Photoshopped or not, I still say (most) bugs have faces, and often quite cute ones.
posted by Anticipation Of A New Lover's Arrival, The at 9:41 AM on May 3, 2018 [2 favorites]


Levinas would deny that an animal had a "face" for philosophical reasons.
My cat is called 'Levinas', in part because he has such a cute face. It definitely constitutes an ethical demand.
posted by Acheman at 9:41 AM on May 3, 2018 [3 favorites]


My cat is called 'Levinas', in part because he has such a cute face. It definitely constitutes an ethical demand.

I've always felt that argument was so weird, because so many people (including me) feel an ethical obligation to animals that is emotionally situated in the interaction with their sweet little faces. Their faces are definitely a synecdoche for their personhood, or near-personhood, or however you care to define it. It's when a dog looks at you that you feel the pull of the relationship most. I'm not a Levinas expert, but that seems to be very close to at least the literal level of the interaction he describes.

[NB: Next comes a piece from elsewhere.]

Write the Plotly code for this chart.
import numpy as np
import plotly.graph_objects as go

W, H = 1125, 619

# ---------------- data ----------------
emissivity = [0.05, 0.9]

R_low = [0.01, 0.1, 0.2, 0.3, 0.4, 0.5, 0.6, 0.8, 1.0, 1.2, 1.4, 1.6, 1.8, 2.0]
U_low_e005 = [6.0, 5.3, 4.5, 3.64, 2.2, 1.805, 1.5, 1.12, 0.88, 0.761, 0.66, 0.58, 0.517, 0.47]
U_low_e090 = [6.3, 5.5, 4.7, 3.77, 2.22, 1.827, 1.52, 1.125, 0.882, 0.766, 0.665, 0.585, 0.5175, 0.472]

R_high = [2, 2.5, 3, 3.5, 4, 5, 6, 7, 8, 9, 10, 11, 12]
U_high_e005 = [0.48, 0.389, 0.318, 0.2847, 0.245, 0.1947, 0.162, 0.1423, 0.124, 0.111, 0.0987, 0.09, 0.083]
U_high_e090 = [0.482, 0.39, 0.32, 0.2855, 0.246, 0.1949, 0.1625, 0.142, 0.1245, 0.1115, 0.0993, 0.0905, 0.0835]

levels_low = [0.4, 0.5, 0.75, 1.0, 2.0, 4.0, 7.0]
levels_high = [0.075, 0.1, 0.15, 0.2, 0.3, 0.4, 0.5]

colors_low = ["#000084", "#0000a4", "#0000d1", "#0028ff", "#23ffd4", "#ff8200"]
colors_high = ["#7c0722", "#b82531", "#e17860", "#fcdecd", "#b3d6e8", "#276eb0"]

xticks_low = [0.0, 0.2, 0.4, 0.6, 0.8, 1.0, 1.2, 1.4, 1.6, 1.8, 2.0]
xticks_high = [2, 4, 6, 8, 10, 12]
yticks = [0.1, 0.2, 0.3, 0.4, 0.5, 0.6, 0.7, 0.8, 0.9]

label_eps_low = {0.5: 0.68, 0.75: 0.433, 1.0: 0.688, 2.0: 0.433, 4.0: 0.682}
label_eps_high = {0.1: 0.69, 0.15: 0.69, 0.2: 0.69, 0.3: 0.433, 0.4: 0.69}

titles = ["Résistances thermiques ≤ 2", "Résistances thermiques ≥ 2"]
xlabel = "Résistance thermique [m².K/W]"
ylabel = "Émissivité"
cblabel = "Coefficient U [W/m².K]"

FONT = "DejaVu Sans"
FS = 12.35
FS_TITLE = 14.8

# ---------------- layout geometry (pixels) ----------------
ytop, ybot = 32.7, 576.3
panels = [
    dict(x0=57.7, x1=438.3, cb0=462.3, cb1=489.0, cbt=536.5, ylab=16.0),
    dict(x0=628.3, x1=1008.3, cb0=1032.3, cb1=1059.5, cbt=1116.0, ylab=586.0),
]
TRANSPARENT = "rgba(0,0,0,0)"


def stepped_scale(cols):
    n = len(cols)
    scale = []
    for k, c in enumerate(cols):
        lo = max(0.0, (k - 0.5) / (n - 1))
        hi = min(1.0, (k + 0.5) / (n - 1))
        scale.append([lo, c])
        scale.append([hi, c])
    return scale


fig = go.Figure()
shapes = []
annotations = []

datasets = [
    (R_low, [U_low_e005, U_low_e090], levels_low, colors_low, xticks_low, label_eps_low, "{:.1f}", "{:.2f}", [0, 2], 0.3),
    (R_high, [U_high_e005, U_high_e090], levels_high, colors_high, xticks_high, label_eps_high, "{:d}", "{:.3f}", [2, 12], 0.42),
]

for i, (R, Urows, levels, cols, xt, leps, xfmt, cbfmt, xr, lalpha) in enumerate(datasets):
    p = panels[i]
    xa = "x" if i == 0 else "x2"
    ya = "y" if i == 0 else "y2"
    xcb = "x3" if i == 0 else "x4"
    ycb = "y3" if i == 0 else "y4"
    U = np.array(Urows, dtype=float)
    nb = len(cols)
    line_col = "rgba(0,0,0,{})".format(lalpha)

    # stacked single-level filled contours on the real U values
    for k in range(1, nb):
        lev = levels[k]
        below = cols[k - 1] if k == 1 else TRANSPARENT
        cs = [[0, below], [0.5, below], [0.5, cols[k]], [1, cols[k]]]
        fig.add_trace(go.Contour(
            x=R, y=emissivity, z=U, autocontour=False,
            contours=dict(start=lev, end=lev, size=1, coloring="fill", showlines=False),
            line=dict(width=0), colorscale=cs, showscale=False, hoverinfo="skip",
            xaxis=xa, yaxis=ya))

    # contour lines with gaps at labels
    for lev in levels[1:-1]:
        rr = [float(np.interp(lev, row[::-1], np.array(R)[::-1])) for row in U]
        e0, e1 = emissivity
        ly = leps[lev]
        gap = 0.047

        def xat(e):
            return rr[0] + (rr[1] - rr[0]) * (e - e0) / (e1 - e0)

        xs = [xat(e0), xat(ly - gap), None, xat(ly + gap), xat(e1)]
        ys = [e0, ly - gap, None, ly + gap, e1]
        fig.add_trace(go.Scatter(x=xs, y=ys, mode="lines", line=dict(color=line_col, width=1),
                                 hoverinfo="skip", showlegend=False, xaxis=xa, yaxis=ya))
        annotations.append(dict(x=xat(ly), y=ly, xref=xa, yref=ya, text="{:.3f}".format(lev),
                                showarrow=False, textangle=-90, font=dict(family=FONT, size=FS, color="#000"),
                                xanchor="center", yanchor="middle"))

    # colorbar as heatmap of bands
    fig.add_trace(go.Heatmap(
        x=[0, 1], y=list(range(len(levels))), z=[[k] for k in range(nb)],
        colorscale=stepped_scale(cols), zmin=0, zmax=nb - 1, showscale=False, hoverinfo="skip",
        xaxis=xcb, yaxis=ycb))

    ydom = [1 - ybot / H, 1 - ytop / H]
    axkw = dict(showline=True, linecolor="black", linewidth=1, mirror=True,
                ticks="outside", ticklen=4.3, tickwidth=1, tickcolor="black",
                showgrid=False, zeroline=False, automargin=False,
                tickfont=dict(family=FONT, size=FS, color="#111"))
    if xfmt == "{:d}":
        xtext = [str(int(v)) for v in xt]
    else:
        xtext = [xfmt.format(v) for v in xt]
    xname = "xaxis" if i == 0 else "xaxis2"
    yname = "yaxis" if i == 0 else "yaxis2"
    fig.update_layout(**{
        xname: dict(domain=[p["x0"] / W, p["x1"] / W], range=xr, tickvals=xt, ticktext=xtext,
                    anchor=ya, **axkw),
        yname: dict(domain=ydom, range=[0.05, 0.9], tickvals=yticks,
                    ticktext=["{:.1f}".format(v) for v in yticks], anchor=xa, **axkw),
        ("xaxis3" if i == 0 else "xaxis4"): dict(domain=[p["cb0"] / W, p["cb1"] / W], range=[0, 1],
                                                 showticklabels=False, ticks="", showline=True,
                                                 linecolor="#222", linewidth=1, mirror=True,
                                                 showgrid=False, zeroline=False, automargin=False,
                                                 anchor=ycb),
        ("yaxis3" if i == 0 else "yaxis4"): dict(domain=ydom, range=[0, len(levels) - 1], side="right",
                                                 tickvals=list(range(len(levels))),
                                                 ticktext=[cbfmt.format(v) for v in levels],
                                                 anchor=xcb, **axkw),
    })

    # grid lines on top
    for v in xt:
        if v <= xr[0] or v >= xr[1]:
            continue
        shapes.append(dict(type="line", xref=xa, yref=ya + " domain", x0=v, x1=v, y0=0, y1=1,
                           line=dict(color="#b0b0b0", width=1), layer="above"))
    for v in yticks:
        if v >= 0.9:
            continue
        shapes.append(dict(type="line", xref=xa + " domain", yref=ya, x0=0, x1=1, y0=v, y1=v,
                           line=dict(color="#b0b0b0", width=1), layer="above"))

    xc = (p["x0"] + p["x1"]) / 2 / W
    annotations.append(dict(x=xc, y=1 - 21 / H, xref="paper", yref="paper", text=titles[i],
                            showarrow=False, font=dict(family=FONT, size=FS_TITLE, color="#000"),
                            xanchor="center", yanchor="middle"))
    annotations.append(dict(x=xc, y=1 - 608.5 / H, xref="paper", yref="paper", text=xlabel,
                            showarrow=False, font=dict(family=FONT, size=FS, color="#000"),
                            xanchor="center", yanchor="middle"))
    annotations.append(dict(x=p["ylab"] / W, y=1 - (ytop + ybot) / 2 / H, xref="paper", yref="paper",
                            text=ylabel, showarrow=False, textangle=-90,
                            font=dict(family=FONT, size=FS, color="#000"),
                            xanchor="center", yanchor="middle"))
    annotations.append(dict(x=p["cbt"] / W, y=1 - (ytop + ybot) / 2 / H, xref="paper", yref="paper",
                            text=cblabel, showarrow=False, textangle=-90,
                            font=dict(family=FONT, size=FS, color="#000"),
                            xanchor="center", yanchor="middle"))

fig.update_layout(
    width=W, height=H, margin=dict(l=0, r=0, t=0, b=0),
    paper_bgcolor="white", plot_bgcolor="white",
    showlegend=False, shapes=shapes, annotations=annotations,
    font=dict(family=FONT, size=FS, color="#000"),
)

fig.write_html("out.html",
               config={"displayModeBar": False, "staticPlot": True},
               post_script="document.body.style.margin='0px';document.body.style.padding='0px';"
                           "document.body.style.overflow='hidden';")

This is not an ethical obligation I feel confronting a cockroach. They have no faces.
posted by praemunire at 10:49 AM on May 3, 2018 [1 favorite]

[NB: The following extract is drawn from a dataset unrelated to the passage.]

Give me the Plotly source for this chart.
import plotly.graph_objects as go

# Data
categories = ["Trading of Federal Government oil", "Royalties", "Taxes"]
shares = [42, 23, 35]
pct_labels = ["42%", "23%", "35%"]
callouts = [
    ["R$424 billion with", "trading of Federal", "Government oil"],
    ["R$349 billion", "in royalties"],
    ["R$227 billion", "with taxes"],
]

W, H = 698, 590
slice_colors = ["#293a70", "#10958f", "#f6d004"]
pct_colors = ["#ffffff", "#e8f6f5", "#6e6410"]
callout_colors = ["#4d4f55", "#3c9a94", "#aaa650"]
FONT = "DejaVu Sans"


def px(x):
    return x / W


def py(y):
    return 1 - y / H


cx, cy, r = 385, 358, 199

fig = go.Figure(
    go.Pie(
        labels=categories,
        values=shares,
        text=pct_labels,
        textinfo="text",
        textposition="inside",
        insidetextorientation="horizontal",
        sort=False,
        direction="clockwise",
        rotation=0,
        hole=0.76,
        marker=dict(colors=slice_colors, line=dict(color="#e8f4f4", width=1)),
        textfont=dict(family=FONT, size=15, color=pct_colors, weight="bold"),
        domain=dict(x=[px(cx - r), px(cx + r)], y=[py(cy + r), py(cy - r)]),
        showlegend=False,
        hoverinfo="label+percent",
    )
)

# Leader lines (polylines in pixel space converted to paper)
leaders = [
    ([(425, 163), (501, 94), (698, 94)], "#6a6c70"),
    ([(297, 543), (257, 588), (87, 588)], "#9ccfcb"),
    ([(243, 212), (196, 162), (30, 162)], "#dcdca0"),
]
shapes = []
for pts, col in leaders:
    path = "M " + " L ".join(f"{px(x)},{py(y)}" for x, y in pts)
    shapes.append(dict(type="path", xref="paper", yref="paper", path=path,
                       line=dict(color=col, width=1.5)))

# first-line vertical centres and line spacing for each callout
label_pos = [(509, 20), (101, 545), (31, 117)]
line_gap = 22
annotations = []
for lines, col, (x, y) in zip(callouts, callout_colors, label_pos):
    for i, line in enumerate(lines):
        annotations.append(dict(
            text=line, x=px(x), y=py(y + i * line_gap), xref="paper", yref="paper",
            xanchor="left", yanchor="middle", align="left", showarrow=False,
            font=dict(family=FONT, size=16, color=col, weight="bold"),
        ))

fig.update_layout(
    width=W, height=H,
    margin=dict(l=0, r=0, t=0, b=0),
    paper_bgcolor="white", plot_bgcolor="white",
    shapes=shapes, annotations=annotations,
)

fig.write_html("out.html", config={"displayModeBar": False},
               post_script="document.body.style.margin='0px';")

One of my cats was named Lampedusa. Actually he was just grey-pussy, and then a very literate American lady came by and gave him this very smart name. Non of us had ever read anything by Lampedusa, or seen the movie, but after that we all did (in our time). The point here is that in my experience Americans anthropomorphize animals more than we do. But this is just an anecdote and as I have grown older I can see what she meant. Lampedusa was killed by a train because he loved sleeping on the tracks and was too lazy to move when the train came.
posted by mumimor at 12:37 PM on May 3, 2018


Not that you'd need it, but here's some more support via publication in credible sources:
  • New York Times, 2016/02/15, How Does One Dog Recognize Another as a Dog: "The French study trained nine dogs to expect a food reward when they picked the dog from side-by-side computer displays of a dog’s face and that of another creature, including domestic and wild cats, sheep, goats, cows, birds, reptiles and humans."
  • New York Times, 2004/12/02, Portraitist of the Not-Yet Set: "Mona, a shelter cat with a pale, Persian cat's body and a tabby cat's face and paws, has the kind of mongrel beauty that does well in Hollywood."
  • New Yorker, 2012/09/25, Norman Mailier, Auteur: "Mailer breaks off to talk to one of the guys, and then epileptically swings his fist in the dog’s face."
  • New Yorker, 2014/01/13, Khe-Yo: "You can get an animal's face on a salad just about anywhere these days—even in midtown, at Xi'an Famous Foods,"

posted by mhum at 2:00 PM on May 3, 2018


I think this is pretty much well and truly answered by now, but just thought I would mention that when I got my cat as a kitten, we used to spend hours just looking into each other's eyes, which is part of what created the intense emotional connection. (Ok, it was non-consecutive hours, because kitten attention span is not very long.) I think this is the same thing as what humans do with each other to fall in love and I don't think it would work if we didn't perceive (some) animals as having faces. The ubiquity of some animals being treated as special (cats, dogs, horses, etc) regardless of whether different cultures' language describes animals' faces as faces seems significant to me. And the whole thing probably also relates to how we classify some animals as suitable for eating and others not.
posted by Athanassiel at 5:06 PM on May 3, 2018


Native English speaker from Texas with some experience studying animal and other ethics in academic environments in Texas, the mid-atlantic/northeast US, and New England: Animals definitely can have faces.

The face is the front part of the head, or sometimes the front ish part of a fish on either side, etc. Some animals may not have have faces depending on what you think is required in comprising a face, but not many and this is a species specific thing. I'm only aware of a state of general agreement that at least many animals definitely have faces.

There is discussion of distinguishing human and non human animals (or humans and animals) for various purposes and in various ways, but I've never seen the concept of faces widely or successfully used for that.